◆ **The request**
Transcribe only the part of the material below that begins at the line containing "Output the Python" and ends at the line containing "-3.8, -3.65, -3.07, -2.44, -1.89, -1.72]", with both kept and images left out.

◆ **Supplied records**
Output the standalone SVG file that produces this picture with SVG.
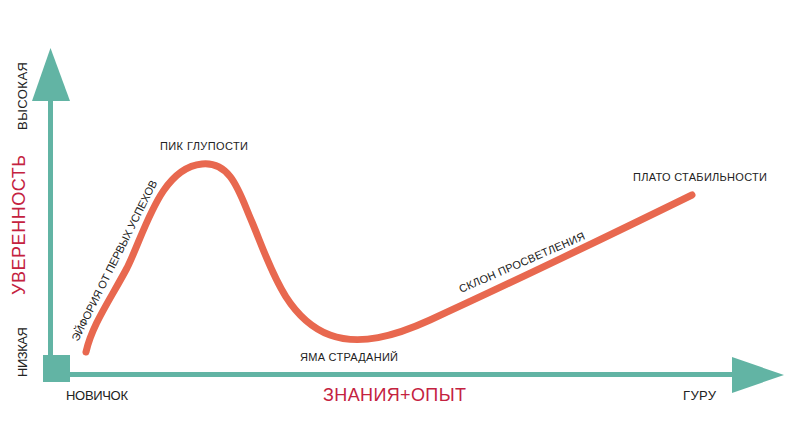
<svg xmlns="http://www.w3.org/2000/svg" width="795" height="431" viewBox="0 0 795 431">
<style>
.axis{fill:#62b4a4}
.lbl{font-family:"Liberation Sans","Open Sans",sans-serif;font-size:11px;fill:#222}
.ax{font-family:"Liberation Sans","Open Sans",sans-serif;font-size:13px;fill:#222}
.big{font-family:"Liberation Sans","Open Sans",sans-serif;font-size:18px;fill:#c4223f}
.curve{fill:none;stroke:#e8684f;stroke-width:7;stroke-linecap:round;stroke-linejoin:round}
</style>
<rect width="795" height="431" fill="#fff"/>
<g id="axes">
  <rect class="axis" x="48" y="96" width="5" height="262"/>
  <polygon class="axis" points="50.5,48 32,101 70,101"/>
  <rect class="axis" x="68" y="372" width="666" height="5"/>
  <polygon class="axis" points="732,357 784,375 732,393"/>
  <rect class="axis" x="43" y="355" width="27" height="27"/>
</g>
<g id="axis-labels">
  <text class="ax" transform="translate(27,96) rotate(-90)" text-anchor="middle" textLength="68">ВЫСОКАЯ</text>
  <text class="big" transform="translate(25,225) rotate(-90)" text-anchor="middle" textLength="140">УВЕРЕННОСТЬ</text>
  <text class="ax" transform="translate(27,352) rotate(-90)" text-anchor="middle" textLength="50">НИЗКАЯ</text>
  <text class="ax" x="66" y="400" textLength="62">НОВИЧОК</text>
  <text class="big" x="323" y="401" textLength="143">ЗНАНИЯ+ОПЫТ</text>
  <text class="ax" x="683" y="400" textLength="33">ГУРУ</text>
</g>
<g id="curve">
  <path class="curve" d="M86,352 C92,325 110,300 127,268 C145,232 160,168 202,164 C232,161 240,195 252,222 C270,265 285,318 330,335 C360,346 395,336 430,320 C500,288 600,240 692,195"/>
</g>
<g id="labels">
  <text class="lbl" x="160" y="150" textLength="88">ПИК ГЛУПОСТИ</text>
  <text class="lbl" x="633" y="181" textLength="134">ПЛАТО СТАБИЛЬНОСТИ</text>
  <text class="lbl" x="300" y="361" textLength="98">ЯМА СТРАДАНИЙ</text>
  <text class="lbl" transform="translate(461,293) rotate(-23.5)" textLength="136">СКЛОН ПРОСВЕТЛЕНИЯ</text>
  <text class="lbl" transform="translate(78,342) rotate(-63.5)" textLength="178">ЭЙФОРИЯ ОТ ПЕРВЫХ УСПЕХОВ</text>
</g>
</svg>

* * *

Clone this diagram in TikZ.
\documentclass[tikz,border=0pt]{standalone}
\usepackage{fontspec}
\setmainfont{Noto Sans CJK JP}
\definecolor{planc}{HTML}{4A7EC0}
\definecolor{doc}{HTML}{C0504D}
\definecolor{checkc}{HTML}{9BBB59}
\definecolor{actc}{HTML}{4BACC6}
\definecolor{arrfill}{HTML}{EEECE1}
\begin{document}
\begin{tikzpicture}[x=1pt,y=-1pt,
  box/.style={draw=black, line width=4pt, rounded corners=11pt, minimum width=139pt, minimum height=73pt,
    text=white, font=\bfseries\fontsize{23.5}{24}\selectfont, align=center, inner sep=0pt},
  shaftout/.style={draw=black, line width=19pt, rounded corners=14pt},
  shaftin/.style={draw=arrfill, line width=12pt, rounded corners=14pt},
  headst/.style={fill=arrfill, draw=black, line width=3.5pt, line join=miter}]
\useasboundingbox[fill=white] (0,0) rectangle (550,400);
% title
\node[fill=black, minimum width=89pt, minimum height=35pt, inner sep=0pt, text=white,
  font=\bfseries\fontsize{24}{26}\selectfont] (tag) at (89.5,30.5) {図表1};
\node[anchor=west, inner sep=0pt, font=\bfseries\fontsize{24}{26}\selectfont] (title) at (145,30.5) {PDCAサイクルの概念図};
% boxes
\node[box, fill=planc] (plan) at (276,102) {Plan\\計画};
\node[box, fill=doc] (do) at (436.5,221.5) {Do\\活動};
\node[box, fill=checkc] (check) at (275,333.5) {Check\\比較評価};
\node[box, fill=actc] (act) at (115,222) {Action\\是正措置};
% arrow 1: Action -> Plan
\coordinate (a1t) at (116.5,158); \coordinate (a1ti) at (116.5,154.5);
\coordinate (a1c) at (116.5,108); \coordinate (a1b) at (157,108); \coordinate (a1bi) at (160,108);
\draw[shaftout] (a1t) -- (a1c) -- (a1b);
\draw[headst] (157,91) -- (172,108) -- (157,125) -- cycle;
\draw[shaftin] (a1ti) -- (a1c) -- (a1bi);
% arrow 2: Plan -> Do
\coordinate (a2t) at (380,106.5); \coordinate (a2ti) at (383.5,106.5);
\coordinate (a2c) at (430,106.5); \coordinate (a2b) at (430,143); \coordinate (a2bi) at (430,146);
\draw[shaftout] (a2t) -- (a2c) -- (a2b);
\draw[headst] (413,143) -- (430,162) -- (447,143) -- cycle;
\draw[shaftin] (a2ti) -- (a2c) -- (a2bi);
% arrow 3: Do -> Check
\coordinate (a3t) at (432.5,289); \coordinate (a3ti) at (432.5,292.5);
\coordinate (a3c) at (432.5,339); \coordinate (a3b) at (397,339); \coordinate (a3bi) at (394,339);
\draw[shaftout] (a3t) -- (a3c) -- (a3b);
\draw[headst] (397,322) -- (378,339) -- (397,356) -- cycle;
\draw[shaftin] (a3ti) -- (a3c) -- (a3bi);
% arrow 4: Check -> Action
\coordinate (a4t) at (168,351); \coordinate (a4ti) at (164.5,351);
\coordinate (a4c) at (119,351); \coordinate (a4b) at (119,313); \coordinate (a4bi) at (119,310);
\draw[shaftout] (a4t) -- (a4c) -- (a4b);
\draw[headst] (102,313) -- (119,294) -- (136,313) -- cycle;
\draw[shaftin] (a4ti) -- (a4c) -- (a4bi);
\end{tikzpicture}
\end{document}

...

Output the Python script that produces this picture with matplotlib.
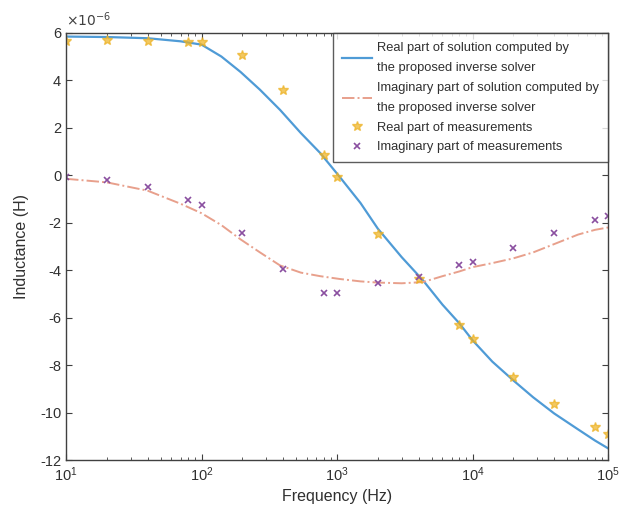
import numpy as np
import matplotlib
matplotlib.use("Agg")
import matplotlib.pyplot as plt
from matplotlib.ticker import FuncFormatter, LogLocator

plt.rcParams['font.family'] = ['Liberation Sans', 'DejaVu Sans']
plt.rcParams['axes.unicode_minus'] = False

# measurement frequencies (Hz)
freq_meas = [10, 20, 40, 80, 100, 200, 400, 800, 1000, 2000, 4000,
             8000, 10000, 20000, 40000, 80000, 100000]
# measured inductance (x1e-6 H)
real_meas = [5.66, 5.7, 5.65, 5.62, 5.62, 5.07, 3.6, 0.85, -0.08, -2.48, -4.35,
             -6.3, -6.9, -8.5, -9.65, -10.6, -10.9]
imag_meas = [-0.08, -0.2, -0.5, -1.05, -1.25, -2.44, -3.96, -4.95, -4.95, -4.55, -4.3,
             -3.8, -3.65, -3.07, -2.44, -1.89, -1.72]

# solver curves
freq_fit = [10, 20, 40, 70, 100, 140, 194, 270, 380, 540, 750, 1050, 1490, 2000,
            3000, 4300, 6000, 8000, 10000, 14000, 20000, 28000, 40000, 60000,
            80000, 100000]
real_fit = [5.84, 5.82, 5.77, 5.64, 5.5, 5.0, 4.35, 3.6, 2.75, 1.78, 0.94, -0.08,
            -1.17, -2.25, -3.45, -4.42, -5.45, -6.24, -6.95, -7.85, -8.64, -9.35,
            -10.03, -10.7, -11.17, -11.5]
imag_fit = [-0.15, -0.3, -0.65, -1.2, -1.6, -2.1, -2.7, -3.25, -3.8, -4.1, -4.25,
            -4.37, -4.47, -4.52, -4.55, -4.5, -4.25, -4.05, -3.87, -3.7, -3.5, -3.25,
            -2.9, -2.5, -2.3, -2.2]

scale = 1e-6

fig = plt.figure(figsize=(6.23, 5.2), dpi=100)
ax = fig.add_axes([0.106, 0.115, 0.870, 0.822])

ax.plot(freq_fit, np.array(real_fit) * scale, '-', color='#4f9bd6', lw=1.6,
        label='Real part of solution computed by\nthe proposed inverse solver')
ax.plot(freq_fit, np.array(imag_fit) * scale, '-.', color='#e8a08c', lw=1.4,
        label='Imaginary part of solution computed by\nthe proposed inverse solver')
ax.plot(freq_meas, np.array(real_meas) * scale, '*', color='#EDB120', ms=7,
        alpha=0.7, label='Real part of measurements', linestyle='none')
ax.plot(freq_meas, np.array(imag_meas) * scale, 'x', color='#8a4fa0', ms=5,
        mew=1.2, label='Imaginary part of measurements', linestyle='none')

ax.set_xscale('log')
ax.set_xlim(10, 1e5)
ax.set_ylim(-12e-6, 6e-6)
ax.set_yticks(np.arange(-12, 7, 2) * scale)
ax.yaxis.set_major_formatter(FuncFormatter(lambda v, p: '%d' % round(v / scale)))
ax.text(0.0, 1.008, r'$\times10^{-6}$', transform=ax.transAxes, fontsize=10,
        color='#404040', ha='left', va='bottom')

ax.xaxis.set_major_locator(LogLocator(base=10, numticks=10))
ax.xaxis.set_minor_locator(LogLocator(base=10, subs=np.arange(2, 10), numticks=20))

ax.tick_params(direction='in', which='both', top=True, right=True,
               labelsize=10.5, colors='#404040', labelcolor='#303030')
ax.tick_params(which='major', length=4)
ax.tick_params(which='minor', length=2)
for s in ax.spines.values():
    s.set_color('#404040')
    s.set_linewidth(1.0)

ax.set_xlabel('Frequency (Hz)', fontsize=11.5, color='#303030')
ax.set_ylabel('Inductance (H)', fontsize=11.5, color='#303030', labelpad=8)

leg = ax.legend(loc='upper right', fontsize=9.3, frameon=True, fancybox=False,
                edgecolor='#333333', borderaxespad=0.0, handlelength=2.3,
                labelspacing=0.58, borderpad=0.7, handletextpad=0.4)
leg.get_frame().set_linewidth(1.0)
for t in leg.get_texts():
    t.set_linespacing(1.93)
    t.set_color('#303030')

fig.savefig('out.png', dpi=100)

◆ **Task answer**
Output the Python script that produces this picture with matplotlib.
import numpy as np
import matplotlib
matplotlib.use("Agg")
import matplotlib.pyplot as plt
from matplotlib.ticker import FuncFormatter, LogLocator

plt.rcParams['font.family'] = ['Liberation Sans', 'DejaVu Sans']
plt.rcParams['axes.unicode_minus'] = False

# measurement frequencies (Hz)
freq_meas = [10, 20, 40, 80, 100, 200, 400, 800, 1000, 2000, 4000,
             8000, 10000, 20000, 40000, 80000, 100000]
# measured inductance (x1e-6 H)
real_meas = [5.66, 5.7, 5.65, 5.62, 5.62, 5.07, 3.6, 0.85, -0.08, -2.48, -4.35,
             -6.3, -6.9, -8.5, -9.65, -10.6, -10.9]
imag_meas = [-0.08, -0.2, -0.5, -1.05, -1.25, -2.44, -3.96, -4.95, -4.95, -4.55, -4.3,
             -3.8, -3.65, -3.07, -2.44, -1.89, -1.72]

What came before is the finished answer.